|March on Bahamaland|
Published: Aug 18, 2012
"Lift up your head to the rising sun Bahamaland" are the proud words that we stand up for and sing every time we give honor to our nation. Some Bahamians know the U.S. national anthem by heart, as do I, and will sing that with more pride than our own. Yet they cannot recite the correct words for the Bahamian national anthem, or do not care that the national anthem is an outright acclamation of our right to claim the land where our navel strings are planted.
In the past six months, I have heard more shameful renditions of the national anthem to last me a lifetime, and to make Mr. Timothy Gibson, and our forefathers and foremothers, cringe in their graves.
I have heard wrong notes, wrong words and countless just "wrong" everything complete with curls, trills, trembles and note bending that makes the simple, beautiful melody almost unrecognizable.
How can we as a nation stand by and cheer, scream and clap to encourage the absolute nonsense that has become acceptable when singing the national anthem? Shouldn't this be a sacred ode to our country?
Persons have no idea how teachers "pull teeth" trying to get high school children to sing, mumble or say the national anthem. The students slouch, slump and refuse to open their mouths. It is disheartening to say the least. Who is to blame? Whatever happened to the pride, zest and zeal that was present for me and my peers when learning this new song by rote from our most adored teacher?
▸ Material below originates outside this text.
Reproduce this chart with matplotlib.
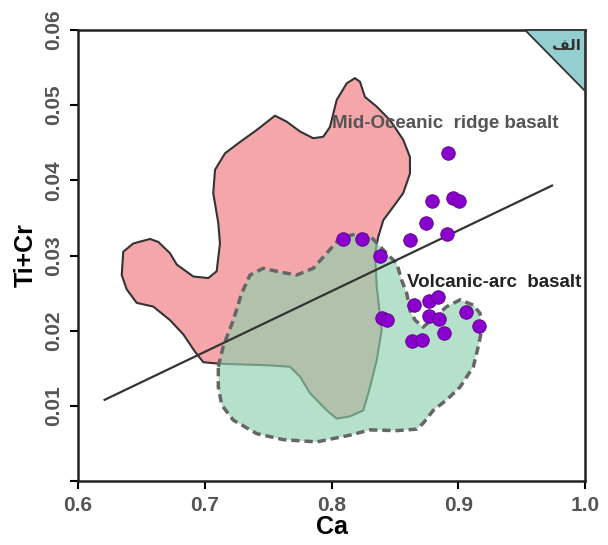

Am I just old fashioned in this regard? Or just old?
Independence, to a country, means pride, honor and respect to the people, beliefs and laws. When did it become acceptable to slouch, refuse to stand up, or grace the national stage inappropriately dressed or unprepared to belt out the national anthem?
Since I am the only one bothered by this, I guess it doesn't matter because as in other things we will sit and snicker amongst ourselves rather than address the important issues so that we may present ourselves to the world as a proud nation. A nation that will do anything to preserve its proud identity; a nation that screamed, hollered and cheered in unison when our "men of gold" won that gold medal on August 10 at the XXX Summer Olympics. I bet they would have sung the national anthem then, because I stood up in my house and cried in my heart when I heard it being played because I knew the world was hearing it as well.
My heart is hopeful and still looks up with expectation that someday the youth will not be ashamed to show pride for our country and realize that The Bahamas' true colors are aquamarine, gold and black and not red, green and yellow.
I am also, hopeful that when we sing the national anthem, it will be sung with national pride and not as a way to show off our voice and do vocal tricks and acrobatics. Until the road we all trod, leads us unto our true, clear and heartfelt national pride, march on my brothers and sisters.